Viscose yarn imports soar on dumping

DECCAN CHRONICLE. | SANGEETHA G
Published Nov 22, 2019, 12:37 am IST
Updated Nov 22, 2019, 12:37 am IST
India is self-sufficient in yarn and it does not need imports.
According to Rakesh Mehra, Convenor, CITI’s Sub-Committee on Man-Made Fibre & Yarn, the inverted duty structure in viscose yarn and fibre also has led to the situation.
 According to Rakesh Mehra, Convenor, CITI’s Sub-Committee on Man-Made Fibre & Yarn, the inverted duty structure in viscose yarn and fibre also has led to the situation.

Chennai: Import of viscose yarn has shot up close to 200 per cent since May as China and Indonesia are dumping cheaper yarn into the Indian market.
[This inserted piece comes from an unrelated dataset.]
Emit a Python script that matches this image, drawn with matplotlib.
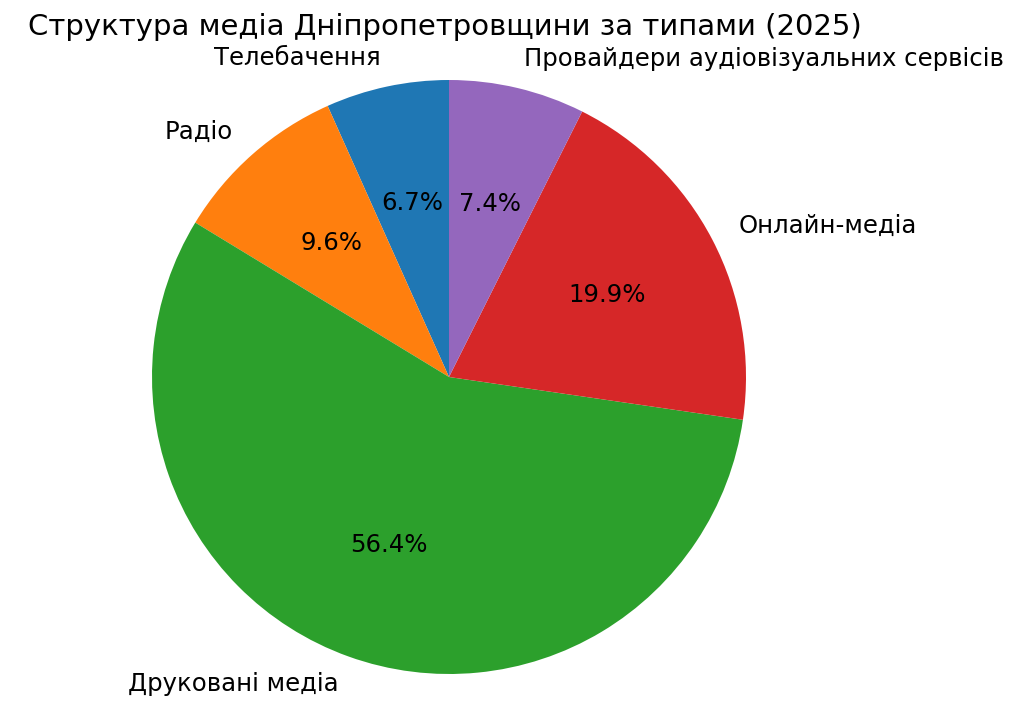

The industry is in a catch-22 situation while demanding increase in duties to check heightened imports, as it would work against the competitiveness in the downstream segments.

Between May and September this year, the country has imported 14,510,000 kg of viscose yarn, 195 per cent higher than 4,920,000 kg imported in the same period last year. Since May, imports have been drastically going up, with July witnessing a 342 per cent growth in imports and August seeing an 816 per cent rise.

 

‘Since the US-China trade war started slowing down the demand for viscose yarn globally, India has been increasingly witnessing dumping of viscose yarn. China and Indonesia have been dumping cheaper yarn into the country, thus ,affecting the spinning industry severely,” said Sanjay Jain, former chairman of the Confederation of Indian Textile Industry (CITI)

According to Rakesh Mehra, Convenor, CITI’s Sub-Committee on Man-Made Fibre & Yarn, the inverted duty structure in viscose yarn and fibre also has led to the situation. “For viscose fibre, India levies import duty as well as anti-dumping duty, which leads to a total tax incidence of around 20 per cent, whereas yarn attracts only 5.5 per cent import duty. This makes importing yarn cheaper than getting domestically produced costlier fibre,” he said.

India is self-sufficient in yarn and it does not need imports. “While most of the spinning mills are running on lower capacity, some smaller mills in south India are facing a tough time,” he said. Availability of cheaper viscose yarn will also affect cotton yarn demand as fabric-makers will use more viscose than cotton in their products.

The industry has requested the government to levy anti-dumping duty on yarn as well. “We want the total tax incidence to be 15 per cent or at least 10 per cent on yarn to deter increasing imports,” said Jain.

But this has put the industry in a difficult situation. If the yarn duties are increased, either fabric imports will go up or the entire value chain will become costlier, affecting the competitiveness of Indian products in the global market. But if the duties remain the same, imports will continue to impact the domestic spinning industry.

“Ideally, there should not be anti-dumping duty in any segment to keep the prices under check down the value chain,” said Mehra.